Decompiling Java, Excel and the Vista TCP/IP stack
2022/09/09 (750 words)

Working for a large corporate company as a mid level developer is generally rather boring. Churn out some CRUD applications. Write ETL as businesses live on data (usually processed in excel). Meetings that are meant to resolve things but just result in more meetings.

So in short, it is usually boring. However occasionally you get some sort of interesting problem, especially if you gain a reputation for actually solving them.

One of the more interesting ones I got to work on was in 2008. Someone in the past had written some of the most advanced excel spreadsheets I have ever seen. The way they worked was through a lot of custom VBA code which would call over the network to some Java servlet service, which would then query a collection of Oracle database tables. The results would be returned to custom sheets, which would auto populate dropdowns and give a very controlled data experience inside excel. You could then modify the data and click a button to have that sync back into the tables.

Users loved it. It provided a modern application experience, with data validation, while also allowing all the usual excel perks, so you could click and drag to copy values, or do formulas and such. Compared to the best that the web could do at the time it was amazing.

The VBA code itself was a bit of a beast including its own XML parser (that’s a story for another post) but fairly straightforward to maintain.

The problem was that this system worked perfectly on Windows XP which was the standard OS at the time but refused to sync when run on Vista. At the time I was working in a small team to determine what applications needed to be modified to support Vista. When this came up it was a bit of a shock. Lots of break points inside the VBA code narrowed the problem down to some difference when talking to the Java servlet.

Further inspection through wireshark showed that when talking to the JSP, Windows Vista would include the content type in the headers for the first request. So text/html; charset=utf-8 where XP would not include the charset=utf-8 portion although I think it was actually set to xml/text and not text/html. At the time one of the big things about Vista was that it included a new TCP/IP stack which replaced the BSD based one in Windows XP. It looked like this was the cause of this change, although I don’t know if it was the TCP/IP stack or something else inside Windows.

At this point it looked like a problem to be solved in the servlet. The new behaviour from Vista was correct, and it was not likely we could get Microsoft to change it back just for us. However the source code for this had been long lost, and even more annoyingly the bug appeared to be in a dependent JAR that the code was using which was proprietary.

The solution to this was to use the Java decompiler JAD. We decompiled the code, and sure enough could see it was doing an explicit match on the content type which meant that with ; charset=utf-8 set nothing would run. To fix it we wrote a bunch of mock code around the single class in question allowing us to first compile the class, since we couldn’t compile the whole thing for one reason or another. A few lines of code were added to resolve the bug.

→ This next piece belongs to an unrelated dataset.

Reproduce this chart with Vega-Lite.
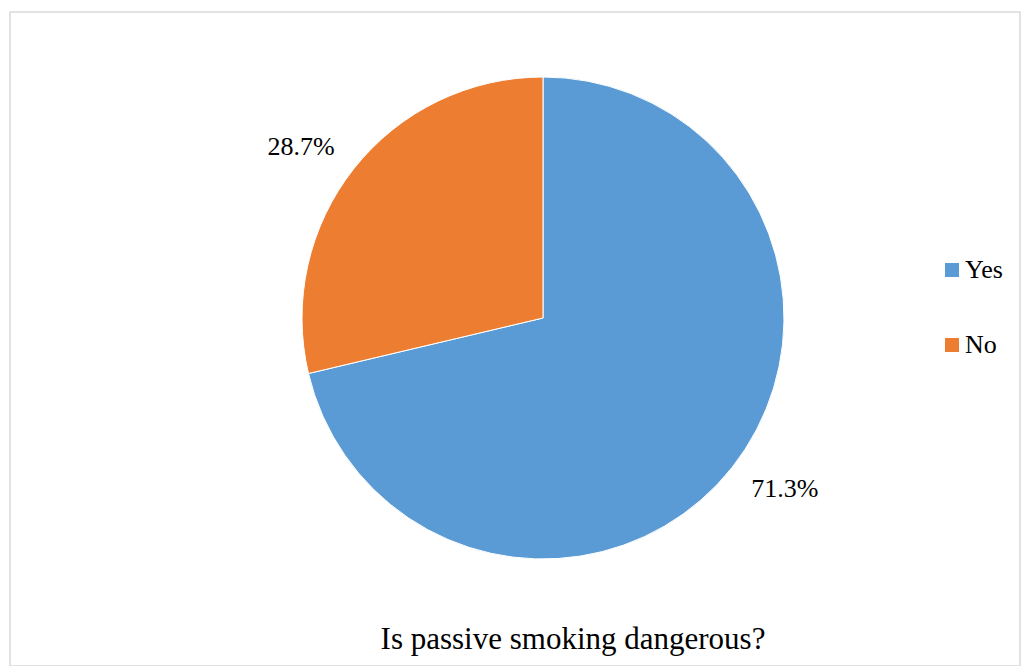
{
  "$schema": "https://vega.github.io/schema/vega-lite/v6.json",
  "width": 1010,
  "height": 654,
  "autosize": {"type": "none"},
  "padding": {"left": 10, "top": 12, "right": 4, "bottom": 0},
  "background": "white",
  "view": {"stroke": "#d9d9d9", "strokeWidth": 1.5},
  "config": {
    "view": {"stroke": "#d9d9d9", "strokeWidth": 1.5}
  },
  "title": {
    "text": "Is passive smoking dangerous?",
    "orient": "bottom",
    "anchor": "middle",
    "baseline": "alphabetic",
    "offset": -17,
    "dx": 58,
    "fontSize": 31,
    "fontWeight": "normal",
    "font": "Liberation Serif",
    "color": "black"
  },
  "data": {
    "values": [
      {"answer": "Yes", "pct": 71.3, "label": "71.3%", "order": 1},
      {"answer": "No", "pct": 28.7, "label": "28.7%", "order": 2}
    ]
  },
  "encoding": {
    "theta": {"field": "pct", "type": "quantitative", "stack": true},
    "order": {"field": "order", "type": "quantitative"}
  },
  "layer": [
    {
      "mark": {
        "type": "arc",
        "outerRadius": 241,
        "stroke": "white",
        "strokeWidth": 1,
        "x": {"expr": "width/2 + 28"},
        "y": {"expr": "height/2 - 21"}
      },
      "encoding": {
        "color": {
          "field": "answer",
          "type": "nominal",
          "sort": ["Yes", "No"],
          "scale": {"domain": ["Yes", "No"], "range": ["#5B9BD5", "#ED7D31"]},
          "legend": {
            "title": null,
            "orient": "none",
            "legendX": 929,
            "legendY": 245,
            "symbolType": "square",
            "symbolSize": 196,
            "symbolStrokeWidth": 0,
            "labelFont": "Liberation Serif",
            "labelFontSize": 26,
            "labelColor": "black",
            "labelOffset": 0,
            "rowPadding": 49,
            "padding": 0
          }
        }
      }
    },
    {
      "mark": {
        "type": "text",
        "radius": 296,
        "fontSize": 26,
        "font": "Liberation Serif",
        "color": "black",
        "x": {"expr": "width/2 + 28"},
        "y": {"expr": "height/2 - 21"}
      },
      "encoding": {
        "theta": {"field": "pct", "type": "quantitative", "stack": true, "scale": {"range": [-0.055, 6.2282]}},
        "text": {"field": "label", "type": "nominal"}
      }
    }
  ],
  "resolve": {"scale": {"theta": "independent"}}
}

From memory we just replaced the ; charset=utf-8 with nothing in the header. We then compiled using the same Java version as the original JAR which was 1.3, and then copied the class file into the JAR replacing the existing file and deployed the modified JAR on the server. This resolved the bug, allowing the spreadheets to work again and also unblocked greater Vista deployment. Vista itself was never actually deployed and the company jumped it to Windows 7 instead, which also exhibited the same header behaviour.

That was certainly a fun few weeks, and one I look back on very fondly. I got to learn a lot during the process and work with some fantastic mentors who were able to show me how to do such amazing things in excel, how to use wireshark and a lot of other debugging tips and tricks. It also taught me that even in the most boring of roles you can find really interesting problems if you look hard enough.